## BEGIN PROVIDED MATERIAL
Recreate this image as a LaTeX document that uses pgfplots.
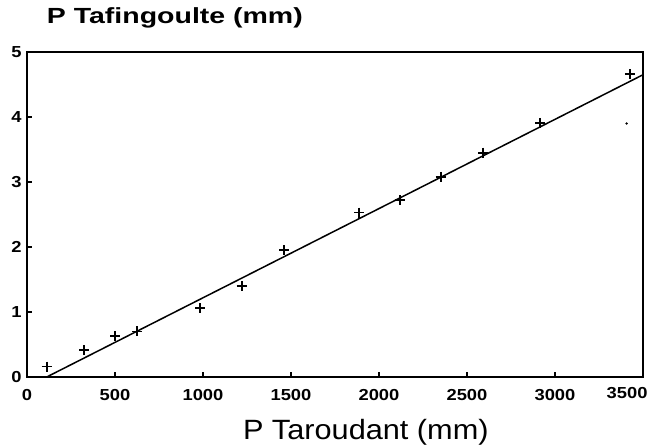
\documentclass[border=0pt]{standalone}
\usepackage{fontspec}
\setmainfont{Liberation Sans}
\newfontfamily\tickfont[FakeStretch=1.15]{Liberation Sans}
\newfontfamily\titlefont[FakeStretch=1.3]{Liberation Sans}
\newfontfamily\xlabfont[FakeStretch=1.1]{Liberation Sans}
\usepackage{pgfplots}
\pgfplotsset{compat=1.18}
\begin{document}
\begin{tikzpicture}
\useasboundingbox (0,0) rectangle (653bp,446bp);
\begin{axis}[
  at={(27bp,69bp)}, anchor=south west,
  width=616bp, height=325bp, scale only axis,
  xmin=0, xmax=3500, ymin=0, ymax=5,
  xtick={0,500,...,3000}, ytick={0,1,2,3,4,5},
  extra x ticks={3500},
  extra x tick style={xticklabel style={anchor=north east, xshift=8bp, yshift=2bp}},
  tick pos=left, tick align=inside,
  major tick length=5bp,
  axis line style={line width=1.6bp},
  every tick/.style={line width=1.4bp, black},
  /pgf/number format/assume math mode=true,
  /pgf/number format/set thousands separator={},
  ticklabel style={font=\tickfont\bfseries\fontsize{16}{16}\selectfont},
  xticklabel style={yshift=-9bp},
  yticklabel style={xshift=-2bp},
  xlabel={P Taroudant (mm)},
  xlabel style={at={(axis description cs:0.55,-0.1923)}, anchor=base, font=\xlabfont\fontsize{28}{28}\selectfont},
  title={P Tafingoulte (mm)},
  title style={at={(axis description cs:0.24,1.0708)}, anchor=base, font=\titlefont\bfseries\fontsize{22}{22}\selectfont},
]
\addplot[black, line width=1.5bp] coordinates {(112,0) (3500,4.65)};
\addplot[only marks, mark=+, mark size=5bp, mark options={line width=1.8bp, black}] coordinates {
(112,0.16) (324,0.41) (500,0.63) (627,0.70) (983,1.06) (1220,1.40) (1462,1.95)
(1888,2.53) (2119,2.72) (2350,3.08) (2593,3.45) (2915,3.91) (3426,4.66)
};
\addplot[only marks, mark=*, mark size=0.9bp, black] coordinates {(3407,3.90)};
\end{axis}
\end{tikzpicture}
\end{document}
## END PROVIDED MATERIAL
PROMPT: Copy out all of the data word for word. Do not carry over any picture.

SOLUTION TO THE PROBLEM:
Recreate this image as a LaTeX document that uses pgfplots.
\documentclass[border=0pt]{standalone}
\usepackage{fontspec}
\setmainfont{Liberation Sans}
\newfontfamily\tickfont[FakeStretch=1.15]{Liberation Sans}
\newfontfamily\titlefont[FakeStretch=1.3]{Liberation Sans}
\newfontfamily\xlabfont[FakeStretch=1.1]{Liberation Sans}
\usepackage{pgfplots}
\pgfplotsset{compat=1.18}
\begin{document}
\begin{tikzpicture}
\useasboundingbox (0,0) rectangle (653bp,446bp);
\begin{axis}[
  at={(27bp,69bp)}, anchor=south west,
  width=616bp, height=325bp, scale only axis,
  xmin=0, xmax=3500, ymin=0, ymax=5,
  xtick={0,500,...,3000}, ytick={0,1,2,3,4,5},
  extra x ticks={3500},
  extra x tick style={xticklabel style={anchor=north east, xshift=8bp, yshift=2bp}},
  tick pos=left, tick align=inside,
  major tick length=5bp,
  axis line style={line width=1.6bp},
  every tick/.style={line width=1.4bp, black},
  /pgf/number format/assume math mode=true,
  /pgf/number format/set thousands separator={},
  ticklabel style={font=\tickfont\bfseries\fontsize{16}{16}\selectfont},
  xticklabel style={yshift=-9bp},
  yticklabel style={xshift=-2bp},
  xlabel={P Taroudant (mm)},
  xlabel style={at={(axis description cs:0.55,-0.1923)}, anchor=base, font=\xlabfont\fontsize{28}{28}\selectfont},
  title={P Tafingoulte (mm)},
  title style={at={(axis description cs:0.24,1.0708)}, anchor=base, font=\titlefont\bfseries\fontsize{22}{22}\selectfont},
]
\addplot[black, line width=1.5bp] coordinates {(112,0) (3500,4.65)};
\addplot[only marks, mark=+, mark size=5bp, mark options={line width=1.8bp, black}] coordinates {
(112,0.16) (324,0.41) (500,0.63) (627,0.70) (983,1.06) (1220,1.40) (1462,1.95)
(1888,2.53) (2119,2.72) (2350,3.08) (2593,3.45) (2915,3.91) (3426,4.66)
};
\addplot[only marks, mark=*, mark size=0.9bp, black] coordinates {(3407,3.90)};
\end{axis}
\end{tikzpicture}
\end{document}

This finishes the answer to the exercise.